Closed jacobtomlinson closed 1 year ago
This has been fixed in Dask. There are further improvements that could be made to beam, but there seems to be little to no engagement from the beam community on this. So I'm going to close this out as completed and leave https://github.com/apache/beam/issues/26669 around in case beam folks want to collaborate and iterate further.
This is a high-level tracker issue for issues/PRs in both Dask and Beam.
Summary
I'm exploring some unexpected behaviour which is creating a limitation on how far Apache Beam workloads can scale with a Dask runner. This was originally discovered on NGC Base Command Platform, although the bug seems to be general to all Beam on Dask deployments.
Beam uses
dask.bag
to store collections of items (which Beam calls a PCollection). Callingbeam.Create(iterable)

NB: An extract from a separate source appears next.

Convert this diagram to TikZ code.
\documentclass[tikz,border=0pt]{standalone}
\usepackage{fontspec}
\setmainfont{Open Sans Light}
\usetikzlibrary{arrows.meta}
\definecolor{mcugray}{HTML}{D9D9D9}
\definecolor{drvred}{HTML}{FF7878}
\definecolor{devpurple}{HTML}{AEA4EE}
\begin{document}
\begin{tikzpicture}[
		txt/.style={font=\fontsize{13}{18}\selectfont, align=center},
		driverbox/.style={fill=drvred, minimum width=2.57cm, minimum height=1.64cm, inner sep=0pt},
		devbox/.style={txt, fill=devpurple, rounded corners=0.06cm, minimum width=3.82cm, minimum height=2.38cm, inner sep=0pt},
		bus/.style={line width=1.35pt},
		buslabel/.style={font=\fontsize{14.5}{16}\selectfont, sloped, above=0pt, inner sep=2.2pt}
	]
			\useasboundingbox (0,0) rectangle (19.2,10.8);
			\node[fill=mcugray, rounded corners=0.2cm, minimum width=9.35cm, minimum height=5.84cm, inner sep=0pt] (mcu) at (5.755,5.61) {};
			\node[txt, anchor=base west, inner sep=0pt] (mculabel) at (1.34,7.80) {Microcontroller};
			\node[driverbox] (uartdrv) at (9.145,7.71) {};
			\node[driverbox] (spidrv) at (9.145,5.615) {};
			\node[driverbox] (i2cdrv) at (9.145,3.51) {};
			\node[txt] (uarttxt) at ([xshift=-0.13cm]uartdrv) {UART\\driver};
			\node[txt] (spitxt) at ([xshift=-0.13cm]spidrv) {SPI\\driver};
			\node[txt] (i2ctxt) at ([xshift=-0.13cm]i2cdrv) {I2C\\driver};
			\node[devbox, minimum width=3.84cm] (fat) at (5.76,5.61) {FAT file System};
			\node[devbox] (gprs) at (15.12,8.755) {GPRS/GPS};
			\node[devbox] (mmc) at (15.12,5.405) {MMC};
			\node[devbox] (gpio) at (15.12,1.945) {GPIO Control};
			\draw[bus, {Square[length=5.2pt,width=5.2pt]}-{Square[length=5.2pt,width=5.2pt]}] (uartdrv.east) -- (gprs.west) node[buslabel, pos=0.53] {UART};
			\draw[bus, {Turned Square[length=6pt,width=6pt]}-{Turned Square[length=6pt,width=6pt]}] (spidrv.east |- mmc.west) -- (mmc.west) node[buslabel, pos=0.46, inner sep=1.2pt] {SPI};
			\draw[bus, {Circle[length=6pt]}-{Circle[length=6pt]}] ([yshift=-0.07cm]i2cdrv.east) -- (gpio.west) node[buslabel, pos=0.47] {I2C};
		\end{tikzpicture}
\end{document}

is translated todask.bag.from_sequence(iterable)
. It then translates calls to functions likebeam.ParDo
todask.bag.map
.The problem we are investigating was discovered when a Beam workload wouldn't scale beyond ~200 workers. Additional workers added to the Dask cluster would sit idle. After some investigation, it seems the root cause is Dask Bag's default partitioning scheme which limits you to 100 tasks beyond a certain number of items in the bag.
This means it is never possible to full utilize clusters with more than 200 GPUs.